REQUIRED TASK - Take the lines of the data below from the very first through the line containing "const GRID = '#868686';" and output them exactly, pictures excluded.

DATA EXTRACT -
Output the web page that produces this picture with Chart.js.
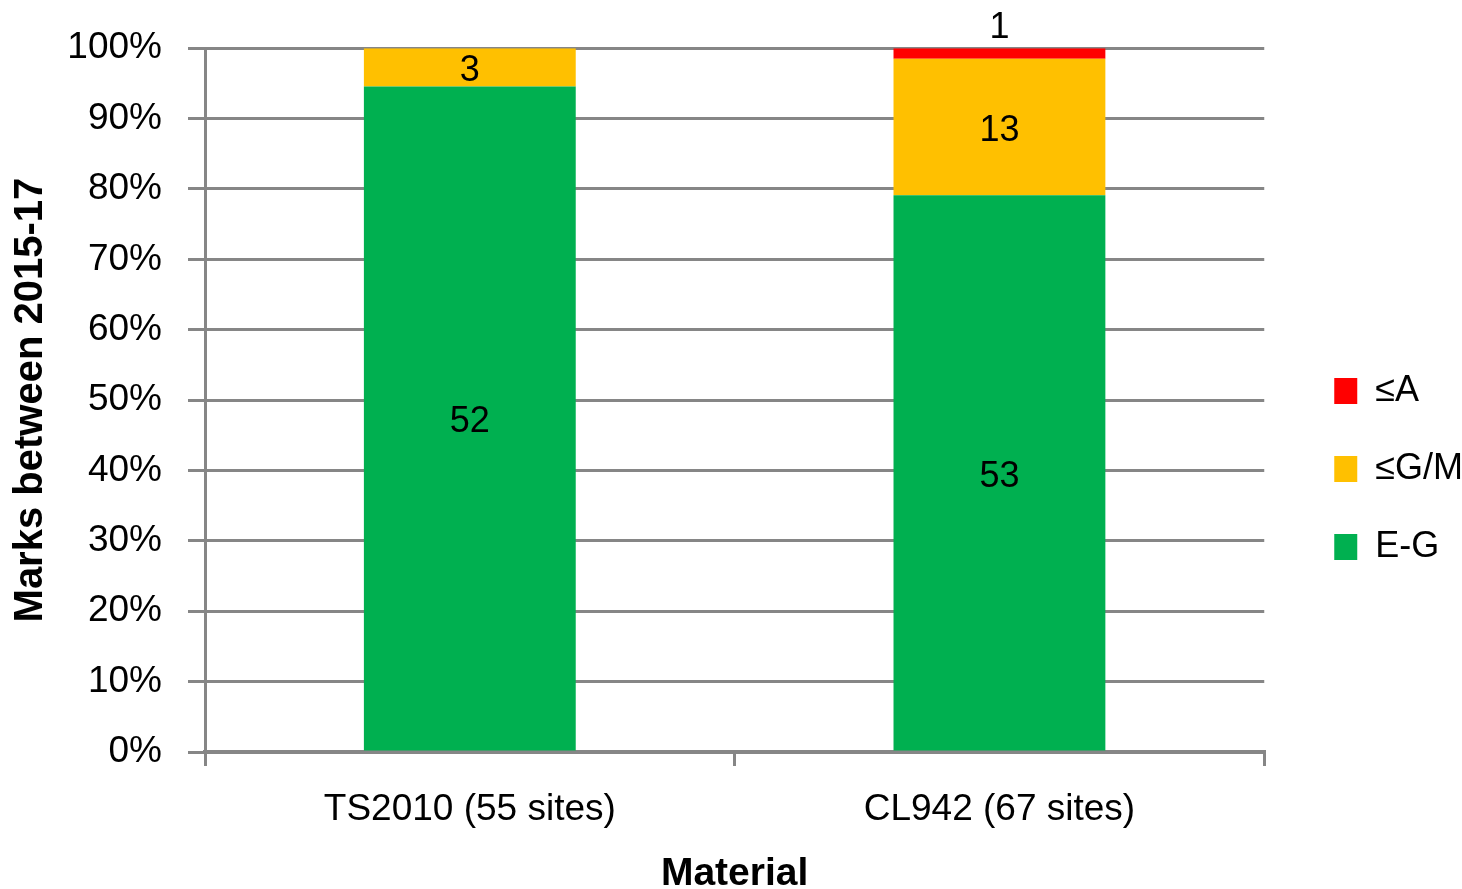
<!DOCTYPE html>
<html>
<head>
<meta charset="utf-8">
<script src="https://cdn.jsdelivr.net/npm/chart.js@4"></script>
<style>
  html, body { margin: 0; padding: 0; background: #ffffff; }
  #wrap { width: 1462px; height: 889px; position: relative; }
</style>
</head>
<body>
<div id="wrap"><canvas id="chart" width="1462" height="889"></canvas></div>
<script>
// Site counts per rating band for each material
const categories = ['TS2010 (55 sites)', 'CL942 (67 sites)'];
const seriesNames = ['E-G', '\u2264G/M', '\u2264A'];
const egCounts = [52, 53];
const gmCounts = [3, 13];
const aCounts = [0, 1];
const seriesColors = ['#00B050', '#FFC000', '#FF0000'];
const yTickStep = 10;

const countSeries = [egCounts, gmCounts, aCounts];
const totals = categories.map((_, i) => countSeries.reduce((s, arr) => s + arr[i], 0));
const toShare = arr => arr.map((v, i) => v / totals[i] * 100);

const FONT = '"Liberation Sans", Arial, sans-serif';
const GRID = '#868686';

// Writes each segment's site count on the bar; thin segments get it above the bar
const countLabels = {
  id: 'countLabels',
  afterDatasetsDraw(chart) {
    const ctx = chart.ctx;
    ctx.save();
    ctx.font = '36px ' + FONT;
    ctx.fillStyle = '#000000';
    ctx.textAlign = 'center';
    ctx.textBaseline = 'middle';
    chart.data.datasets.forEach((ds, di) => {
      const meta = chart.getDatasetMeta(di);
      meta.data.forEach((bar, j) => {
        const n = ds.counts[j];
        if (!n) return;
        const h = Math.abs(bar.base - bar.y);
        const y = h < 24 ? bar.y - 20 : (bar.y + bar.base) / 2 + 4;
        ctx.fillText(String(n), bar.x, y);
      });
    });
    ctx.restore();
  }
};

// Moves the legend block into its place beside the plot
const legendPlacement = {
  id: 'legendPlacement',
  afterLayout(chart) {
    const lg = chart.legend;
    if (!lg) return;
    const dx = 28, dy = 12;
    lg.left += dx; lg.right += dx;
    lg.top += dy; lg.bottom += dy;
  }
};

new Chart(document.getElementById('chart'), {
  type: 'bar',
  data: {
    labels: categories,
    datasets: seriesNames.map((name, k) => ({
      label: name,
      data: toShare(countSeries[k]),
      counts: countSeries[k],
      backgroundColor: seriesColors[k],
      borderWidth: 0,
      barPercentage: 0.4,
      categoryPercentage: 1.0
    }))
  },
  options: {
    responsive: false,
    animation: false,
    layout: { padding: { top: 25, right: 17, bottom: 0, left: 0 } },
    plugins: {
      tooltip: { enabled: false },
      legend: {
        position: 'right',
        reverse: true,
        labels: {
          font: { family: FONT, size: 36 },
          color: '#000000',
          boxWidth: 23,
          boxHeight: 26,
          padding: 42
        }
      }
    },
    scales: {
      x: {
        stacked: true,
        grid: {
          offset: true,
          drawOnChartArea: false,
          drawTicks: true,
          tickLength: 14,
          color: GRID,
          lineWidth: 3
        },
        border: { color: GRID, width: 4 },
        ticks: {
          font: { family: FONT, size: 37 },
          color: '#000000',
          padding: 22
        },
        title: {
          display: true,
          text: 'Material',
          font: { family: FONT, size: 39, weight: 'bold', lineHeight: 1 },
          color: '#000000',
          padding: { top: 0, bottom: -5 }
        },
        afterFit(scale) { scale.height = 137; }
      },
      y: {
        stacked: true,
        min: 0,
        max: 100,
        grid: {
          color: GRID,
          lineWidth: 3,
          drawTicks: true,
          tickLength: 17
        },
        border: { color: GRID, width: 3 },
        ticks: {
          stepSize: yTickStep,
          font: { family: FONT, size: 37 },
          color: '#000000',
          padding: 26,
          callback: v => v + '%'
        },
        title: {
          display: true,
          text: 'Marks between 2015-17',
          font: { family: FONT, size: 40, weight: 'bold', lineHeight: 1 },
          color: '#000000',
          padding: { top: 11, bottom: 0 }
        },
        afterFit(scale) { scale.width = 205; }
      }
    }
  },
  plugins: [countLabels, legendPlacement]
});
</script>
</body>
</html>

PROBLEM SOLUTION -
Output the web page that produces this picture with Chart.js.
<!DOCTYPE html>
<html>
<head>
<meta charset="utf-8">
<script src="https://cdn.jsdelivr.net/npm/chart.js@4"></script>
<style>
  html, body { margin: 0; padding: 0; background: #ffffff; }
  #wrap { width: 1462px; height: 889px; position: relative; }
</style>
</head>
<body>
<div id="wrap"><canvas id="chart" width="1462" height="889"></canvas></div>
<script>
// Site counts per rating band for each material
const categories = ['TS2010 (55 sites)', 'CL942 (67 sites)'];
const seriesNames = ['E-G', '\u2264G/M', '\u2264A'];
const egCounts = [52, 53];
const gmCounts = [3, 13];
const aCounts = [0, 1];
const seriesColors = ['#00B050', '#FFC000', '#FF0000'];
const yTickStep = 10;

const countSeries = [egCounts, gmCounts, aCounts];
const totals = categories.map((_, i) => countSeries.reduce((s, arr) => s + arr[i], 0));
const toShare = arr => arr.map((v, i) => v / totals[i] * 100);

const FONT = '"Liberation Sans", Arial, sans-serif';
const GRID = '#868686';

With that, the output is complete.